Bram Stoker a séjourné plusieurs années de suite à Crudden Bay, petit port de pêche de l’Aberdeenshire, sur la côte nord de l’Écosse. Plusieurs de ses textes sont indubitablement marqués de ces moments de repos en terre calédonienne : The Watters Mou, The Mysteries of the Sea, et surtout, Dracula. Les notes de Stoker comme le calendrier d’écriture (et de publication) de son roman vampirique sont indubitablement marqués par l’impact qu’ont eu les lieux, ses habitants et le folklore local sur ses inspirations et son style. Mike Shepherd, qui vit sur place, a décidé d’investiguer pour remonter ainsi aux origines écossaises de Dracula.
Le grand oeuvre de Bram Stoker (et son processus d’écriture) est un de ceux qui suscitent le plus l’intérêt des chercheurs de tous les horizons. La genèse du vampire le plus emblématique de la littérature du XIXe siècle a en effet engendré (et engendre encore) une production de non-fiction colossale, proposant autant de pistes de réflexion sur les connexions entre la vie de l’auteur et son oeuvre, la place du texte dans son époque, etc. Il est de notoriété publique (notamment à travers les notes de Stoker) que ses haltes à Crudden Bay ont été centrales dans la rédaction du roman.

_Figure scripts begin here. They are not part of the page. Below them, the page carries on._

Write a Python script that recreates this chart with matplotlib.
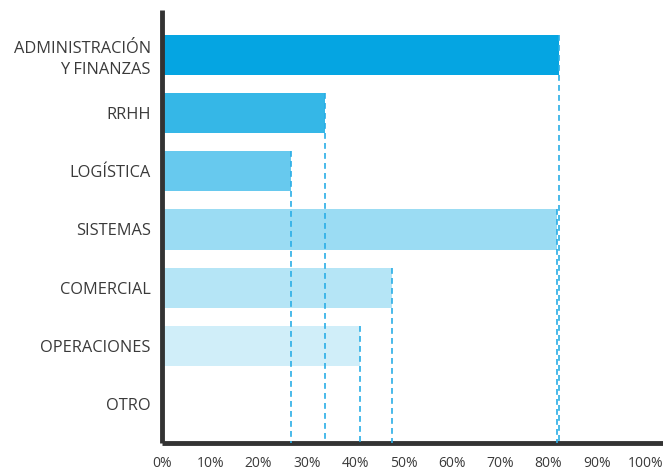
import matplotlib.pyplot as plt

plt.rcParams['font.family'] = ['Open Sans', 'DejaVu Sans']

areas = ['ADMINISTRACIÓN\nY FINANZAS', 'RRHH', 'LOGÍSTICA', 'SISTEMAS',
         'COMERCIAL', 'OPERACIONES', 'OTRO']
valores = [82.2, 33.7, 26.7, 81.7, 47.6, 41.0, 0]
colores = ['#05a5e2', '#35b7e7', '#67c9ee', '#9bdcf3', '#b5e5f6', '#d0eef9', '#ffffff']
ticks = [0, 10, 20, 30, 40, 50, 60, 70, 80, 90, 100]

fig = plt.figure(figsize=(6.63, 4.73), dpi=100)
ax = fig.add_axes([0.2443, 0.0634, 1 - 0.2443, 0.979 - 0.0634])

y = list(range(len(areas)))
alto = 0.69
ax.barh(y, valores, height=alto, color=colores, zorder=2)

# lineas punteadas desde el final de cada barra hasta el eje
for yi, v in zip(y, valores):
    if v > 0:
        ax.vlines(v, yi - alto / 2, 6.67, colors='#2aaee6', linewidth=1.2,
                  linestyles=(0, (3.5, 2.5)), zorder=3)

ax.set_xlim(0, 103.7)
ax.set_ylim(6.67, -0.774)
ax.set_yticks(y)
ax.set_yticklabels(areas, fontsize=11.8, color='#3a3a3a', linespacing=1.45)
for lbl in ax.get_yticklabels():
    lbl.set_multialignment('right')
ax.set_xticks(ticks)
ax.set_xticklabels([f'{t}%' for t in ticks], fontsize=10, color='#3a3a3a')
ax.tick_params(axis='both', length=0)
ax.tick_params(axis='y', pad=8)
ax.tick_params(axis='x', pad=9)

for s in ['top', 'right']:
    ax.spines[s].set_visible(False)
for s in ['left', 'bottom']:
    ax.spines[s].set_linewidth(3.5)
    ax.spines[s].set_color('#333333')
    ax.spines[s].set_capstyle('butt')

fig.savefig('out.png', dpi=100)
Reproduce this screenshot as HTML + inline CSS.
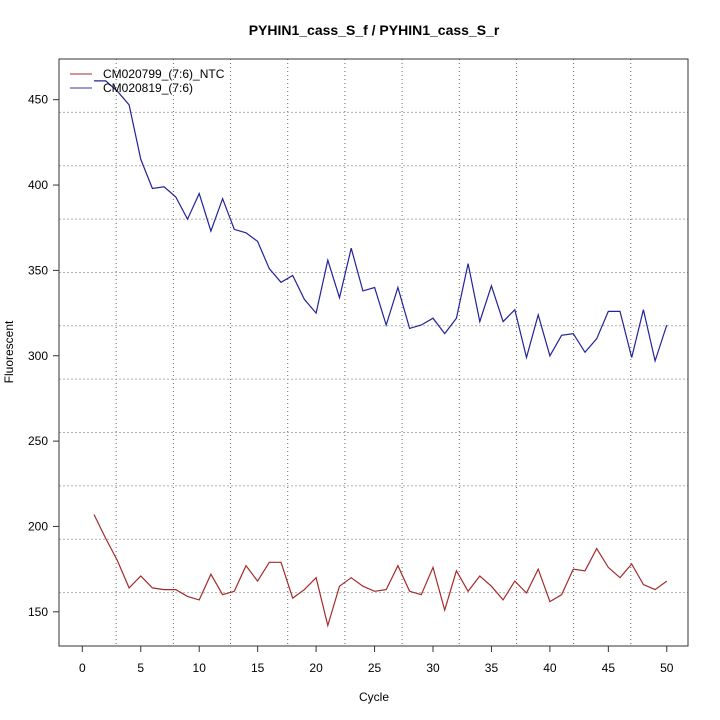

Pour autant, personne n’avait jusque-là essayé d’approfondir cet aspect des choses, et évaluer l’impact conscient et inconscient qu’ont pu avoir les lieux sur le processus d’écriture.
Mike Shepherd, qui habite le village même, était donc la personne idéale pour mener à bien ce projet. Qu’il s’agisse de dresser la liste des croyances qui présentes dans l’esprit des habitants de l’époque comme évoquer le souvenir des Stoker, l’auteur fait un travail d’enquête remarquable, qui permet de se propulser à l’ère victorienne, au moment même ou Stoker découvre Crudden Bay et décide d’en faire son incontournable lieu de villégiature… et d’écriture. On apprends ainsi que certains éléments architecturaux du château de Dracula (la salle octogonale en tête) achèvent de faire de Slain Castle, qui domine la côte, l’une des sources de la citadelle du comte. Quant au légendaire local, qui en appelle aux croyances liées à la mer, on retrouve sa trace (sans même parler des lieux qui y sont utilisés comme décor) dans les autres textes écrits sur place.
L’auteur sort également de son objectif d’origine (et encore) quand il choisit de montrer comment l’oeuvre de Walt Withman a pu façonner les croyances de Stoker, et la manière dont les poésies de l’américain infusent son oeuvre. À ce moment-là, on a en effet l’impression de quitter quelque peu de l’Aberdeenshire, si ce n’était la place de la mer, qui reste centrale dans l’analyse de Shepherd (comme dans l’oeuvre de Stoker dont la genèse est rattachée à ses pauses écossaises).
Certes, il y a là beaucoup de suppositions, et des thèses qu’il semble difficile de confirmer, étant donné que certaines connexions entre Stoker et des personnages qui ont vécu (ou sont passés) à Crudden Bay ne sont pas certaines. De même pour les allusions à la poésie de Whithman, dont je parle plus haut (si on laisse de côté les références textuelles intégrées à ses récits). Mais le travail de recherche effectué (et les nombreuses découvertes qu’il entraine) est à la hauteur des attentes de l’amateur du romancier irlandais. Dacre Stoker, qui a rédigé la préface de l’essai, ne s’y est pas trompé. D’autant qu’il arrive bien, par la prose, à se mettre dans les bottes de son ancêtre, et à imaginer quel a pu être l’impact sur les affects de Bram des premières balades sur la plage du lieu, et la vision de la mer et des récifs qui encadrent la plage.